Author Topic: Lecture 20 Notes  (Read 9930 times)

Chiara Moraglia

  • Jr. Member
  • **
  • Posts: 9
  • Karma: 1
    • View Profile
Lecture 20 Notes
« on: November 11, 2012, 03:28:11 PM »
Hi, I was just wondering what the symbol O stands for in the notes of lecture 20, for example in formula (10). Thanks!

Victor Ivrii

  • Administrator
  • Elder Member
  • *****
  • Posts: 2607
  • Karma: 0
    • View Profile
    • Personal website of Victor Ivrii
Re: Lecture 20 Notes
« Reply #1 on: November 11, 2012, 05:18:44 PM »
Hi, I was just wondering what the symbol O stands for in the notes of lecture 20, for example in formula (10).

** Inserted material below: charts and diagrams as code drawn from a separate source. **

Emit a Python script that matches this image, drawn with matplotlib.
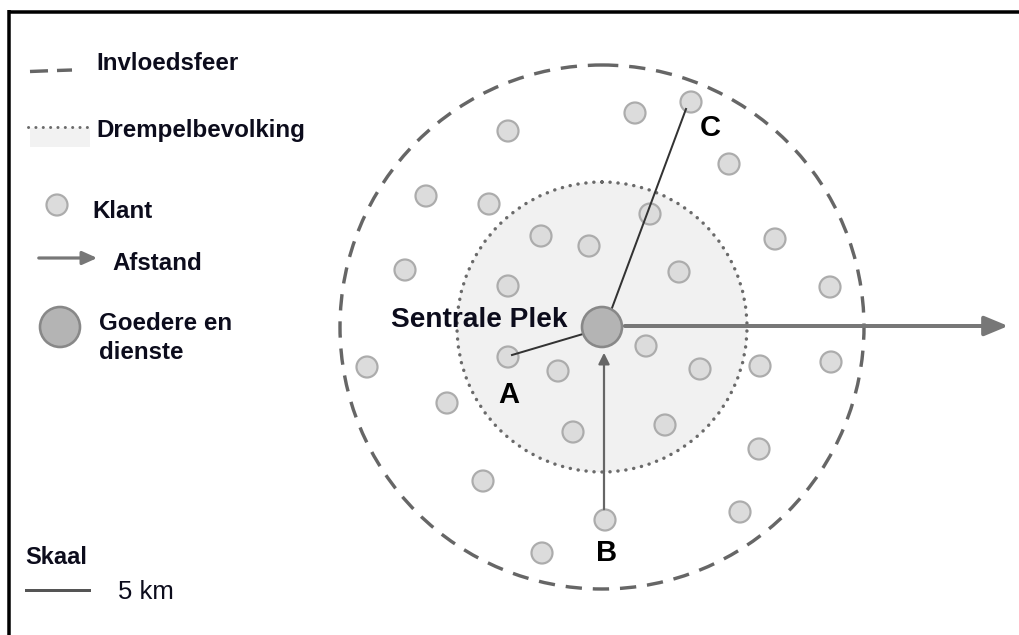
import matplotlib
matplotlib.use("Agg")
import matplotlib.pyplot as plt
from matplotlib.patches import Circle, Rectangle, FancyArrowPatch

# ---- data (pixel-space positions) ----
center = (602, 327)
influence_radius = 262
threshold_radius = 145
customer_x = [508, 426, 489, 541, 589, 405, 508,
              635, 691, 729, 650, 775, 679, 830,
              508, 367, 558, 447, 573, 483, 605, 542,
              646, 700, 760, 831, 665, 759, 740]
customer_y = [131, 196, 204, 236, 246, 270, 286,
              113, 102, 164, 214, 239, 272, 287,
              357, 367, 371, 403, 432, 481, 520, 553,
              346, 369, 366, 362, 425, 449, 512]
legend_labels = ["Invloedsfeer", "Drempelbevolking", "Klant", "Afstand", "Goedere en\ndienste"]
point_labels = ["A", "B", "C"]
scale_label = "Skaal"
scale_value = "5 km"
center_label = "Sentrale Plek"

PX = 0.72  # px -> pt at dpi 100
TXT = "#0c0c1c"
FONT = "Liberation Sans"

fig = plt.figure(figsize=(10.19, 6.35), dpi=100)
ax = fig.add_axes([0, 0, 1, 1])
ax.set_xlim(0, 1019)
ax.set_ylim(635, 0)
ax.set_aspect("equal")
ax.axis("off")

cx, cy = center
# threshold (inner) area
ax.add_patch(Circle(center, threshold_radius, facecolor="#f1f1f1", edgecolor="none", zorder=1))
ax.add_patch(Circle(center, threshold_radius, facecolor="none", edgecolor="#6a6a6a",
                    lw=3.4 * PX, linestyle=(0, (0.05, 2.3)), capstyle="round", zorder=1))
# influence sphere
ax.add_patch(Circle(center, influence_radius, facecolor="none", edgecolor="#666666",
                    lw=3.4 * PX, linestyle=(0, (4.8, 3.2)), zorder=1))

# customers
for x, y in zip(customer_x, customer_y):
    ax.add_patch(Circle((x, y), 10.5, facecolor="#dcdcdc", edgecolor="#acacac",
                        lw=2.2 * PX, zorder=3))

# distance arrow (horizontal)
ax.add_patch(FancyArrowPatch((cx + 20, cy - 1), (1011, cy - 1),
                             arrowstyle="-|>,head_length=6.5,head_width=2.7",
                             mutation_scale=2.2, color="#777777", lw=4 * PX, zorder=2))
# line to C
ax.plot([686, 612], [109, 308], color="#333333", lw=2 * PX, zorder=4)
# line to A
ax.plot([512, 583], [355, 334], color="#333333", lw=2 * PX, zorder=4)
# line from B with arrow tip near centre
ax.add_patch(FancyArrowPatch((604, 512), (604, 350), arrowstyle="-|>,head_length=3,head_width=1.5",
                             mutation_scale=2.2, color="#666666", lw=2.2 * PX, zorder=4))

# central place
ax.add_patch(Circle(center, 20, facecolor="#b4b4b4", edgecolor="#888888", lw=2.6 * PX, zorder=5))

ax.text(cx - 34, 320, center_label, fontsize=20.2, fontweight="bold", family=FONT,
        color=TXT, ha="right", va="center", zorder=6)
ax.text(509, 395, point_labels[0], fontsize=21, fontweight="bold", family=FONT,
        color="black", ha="center", va="center", zorder=6)
ax.text(607, 553, point_labels[1], fontsize=21, fontweight="bold", family=FONT,
        color="black", ha="center", va="center", zorder=6)
ax.text(710, 128, point_labels[2], fontsize=21, fontweight="bold", family=FONT,
        color="black", ha="center", va="center", zorder=6)

# ---- legend ----
lfs = 17.4
ax.plot([30, 48], [71.5, 70.8], color="#666666", lw=3.4 * PX, solid_capstyle="butt")
ax.plot([57, 72], [70.5, 70], color="#666666", lw=3.4 * PX, solid_capstyle="butt")
ax.text(96, 64, legend_labels[0], fontsize=lfs, fontweight="bold", family=FONT, color=TXT, va="center")

ax.add_patch(Rectangle((30, 128), 60, 19, facecolor="#f2f2f2", edgecolor="none"))
ax.plot([28, 90], [127, 127], color="#6a6a6a", lw=3 * PX, linestyle=(0, (0.05, 2.4)),
        dash_capstyle="round")
ax.text(96, 131, legend_labels[1], fontsize=lfs, fontweight="bold", family=FONT, color=TXT, va="center")

ax.add_patch(Circle((57, 205), 10.5, facecolor="#dcdcdc", edgecolor="#acacac", lw=2.2 * PX))
ax.text(92, 211, legend_labels[2], fontsize=lfs, fontweight="bold", family=FONT, color=TXT, va="center")

ax.add_patch(FancyArrowPatch((36, 258), (100, 258), arrowstyle="-|>,head_length=4,head_width=1.8",
                             mutation_scale=2.2, color="#777777", lw=3.2 * PX))
ax.text(112, 263, legend_labels[3], fontsize=lfs, fontweight="bold", family=FONT, color=TXT, va="center")

ax.add_patch(Circle((60, 327), 20, facecolor="#b4b4b4", edgecolor="#888888", lw=2.6 * PX))
ax.text(99, 338, legend_labels[4], fontsize=lfs, fontweight="bold", family=FONT, color=TXT,
        va="center", linespacing=1.3)

# scale
ax.text(25, 558, scale_label, fontsize=17, fontweight="bold", family=FONT, color=TXT, va="center")
ax.plot([26, 89], [590, 590], color="#555555", lw=3 * PX)
ax.text(118, 592, scale_value, fontsize=18.5, family=FONT, color=TXT, va="center")

# frame (top and left only, as in the reference)
ax.plot([8, 1019], [11.5, 11.5], color="black", lw=3.5 * PX, solid_capstyle="butt")
ax.plot([9.5, 9.5], [10, 635], color="black", lw=3.5 * PX, solid_capstyle="butt")

fig.savefig("out.png", dpi=100, facecolor="white")
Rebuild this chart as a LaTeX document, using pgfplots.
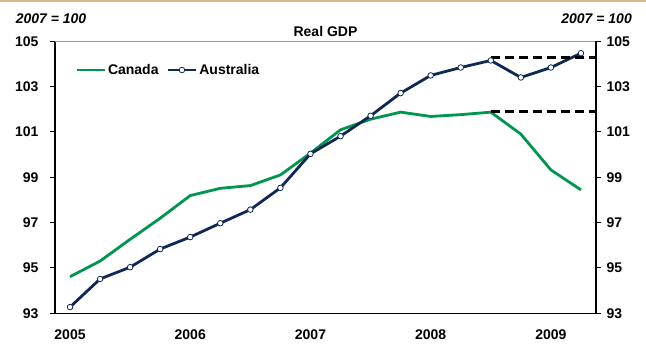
\documentclass[border=0pt]{standalone}
\usepackage{fontspec}
\setmainfont{Liberation Sans}
\usepackage{pgfplots}
\pgfplotsset{compat=1.18}
\definecolor{cgreen}{RGB}{0,150,80}
\definecolor{cnavy}{RGB}{16,40,85}
\definecolor{ctan}{RGB}{214,184,140}
\newcommand{\lbl}{\fontsize{14bp}{16bp}\selectfont\bfseries}
\begin{document}
\begin{tikzpicture}[x=1bp,y=1bp]
\useasboundingbox (-55,-30.8) rectangle (591,313.2);
\draw[ctan, line width=2bp] (-55,312.2) -- (591,312.2);
\begin{axis}[
  at={(0,0)}, anchor=south west,
  scale only axis, width=541bp, height=272bp,
  xmin=-0.5, xmax=17.5, ymin=93, ymax=105,
  axis x line*=bottom, axis y line*=left,
  axis line style={black, line width=1.2bp, -},
  xtick={0,4,8,12,16}, xticklabels={2005,2006,2007,2008,2009},
  x tick style={draw=none},
  ytick={93,95,...,105},
  y tick style={black, line width=1bp},
  tick align=outside, major tick length=5bp,
  /pgf/number format/assume math mode=true,
  tick label style={font=\lbl},
  xticklabel style={yshift=-8bp},
  yticklabel style={xshift=-8bp},
  clip=false,
  legend style={draw=none, fill=none, at={(axis description cs:0.037,0.894)}, anchor=west,
    font=\lbl, /tikz/every even column/.append style={column sep=6bp}, inner xsep=0pt},
  legend columns=2, legend cell align=left,
  legend image code/.code={\draw[mark repeat=2,mark phase=2,#1] plot coordinates {(0bp,0bp) (14bp,0bp) (28bp,0bp)};},
]
\draw[gray!80, line width=0.8bp] (rel axis cs:0,1) -- (rel axis cs:1,1);
\addplot[cgreen, line width=2.8bp, no marks] coordinates {
(0,94.61) (1,95.30) (2,96.26) (3,97.19) (4,98.19) (5,98.51) (6,98.63) (7,99.10)
(8,100.06) (9,101.09) (10,101.56) (11,101.87) (12,101.68) (13,101.76) (14,101.87)
(15,100.90) (16,99.32) (17,98.44)};
\addlegendentry{Canada}
\addplot[cnavy, line width=2.8bp, mark=*, mark size=2.8bp,
  mark options={fill=white, draw=cnavy, line width=0.8bp}] coordinates {
(0,93.27) (1,94.51) (2,95.03) (3,95.83) (4,96.36) (5,96.97) (6,97.57) (7,98.53)
(8,100.03) (9,100.81) (10,101.71) (11,102.71) (12,103.49) (13,103.84) (14,104.15)
(15,103.40) (16,103.84) (17,104.47)};
\addlegendentry{Australia}
\addplot[black, line width=2.8bp, dash pattern=on 9bp off 5bp, forget plot] coordinates {(14,104.29) (17.5,104.29)};
\addplot[black, line width=2.8bp, dash pattern=on 9bp off 5bp, forget plot] coordinates {(14,101.90) (17.5,101.90)};
\node[font=\lbl, anchor=base] at (axis description cs:0.5,1) [yshift=5bp] {Real GDP};
\node[font=\lbl\itshape, anchor=base west, inner sep=0pt] at (axis description cs:0,1) [xshift=-39.4bp, yshift=17.3bp] {2007 = 100};
\node[font=\lbl\itshape, anchor=base east, inner sep=0pt] at (axis description cs:1,1) [xshift=36bp, yshift=17.3bp] {2007 = 100};
\end{axis}
\begin{axis}[
  at={(0,0)}, anchor=south west,
  scale only axis, width=541bp, height=272bp,
  xmin=-0.5, xmax=17.5, ymin=93, ymax=105,
  axis y line*=right, hide x axis,
  axis line style={black, line width=1.2bp, -},
  ytick={93,95,...,105},
  y tick style={black, line width=1bp},
  tick align=outside, major tick length=5bp,
  /pgf/number format/assume math mode=true,
  tick label style={font=\lbl},
  yticklabel style={xshift=2bp},
]
\end{axis}
\end{tikzpicture}
\end{document}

Thanks!

Too bad that in Calculus I you were not given the very standard math notations:

$f=O(g)$ means that $\frac{f}{g}$ is bounded;

$f=o(g)$ means that $\frac{f}{g}$ tends to $0$;

$f\sim g$ means that $\frac{f}{g}$ tends to $1$

and a bit less traditional

$f \asymp g$ means that $c^{-1}\le |\frac{f}{g}|\le c$ (or equivalently $f=O(g)$ and $g=O(f)$).

Thomas Nutz

  • Full Member
  • ***
  • Posts: 26
  • Karma: 1
    • View Profile
Re: Lecture 20 Notes
« Reply #2 on: November 13, 2012, 12:24:36 PM »
In the section \textbf{Laplace equation in half-plane} it says

"The problem $u_{yy}+u_{xx}=0$, $y>0$,  $u(x,0)=g(x)$ [...] is not uniquely solvable". As an example the function $u(x,y)=y$ is given, which satisfies the Laplace equation. But it does obviously not satisfy $u(x,0)=g(x)$, so I don't see how we can conclude immediately that only bounded solutions are unique...

Can anybode help me with this?
Thanks!

Victor Ivrii

  • Administrator
  • Elder Member
  • *****
  • Posts: 2607
  • Karma: 0
    • View Profile
    • Personal website of Victor Ivrii
Re: Lecture 20 Notes
« Reply #3 on: November 13, 2012, 03:28:17 PM »
In the section \textbf{Laplace equation in half-plane} it says

"The problem $u_{yy}+u_{xx}=0$, $y>0$,  $u(x,0)=g(x)$ [...] is not uniquely solvable". As an example the function $u(x,y)=y$ is given, which satisfies the Laplace equation. But it does obviously not satisfy $u(x,0)=g(x)$, so I don't see how we can conclude immediately that only bounded solutions are unique...

Can anybode help me with this?
Thanks!

It satisfies $u(x,0)=0$; so does trivial solution $u=0$.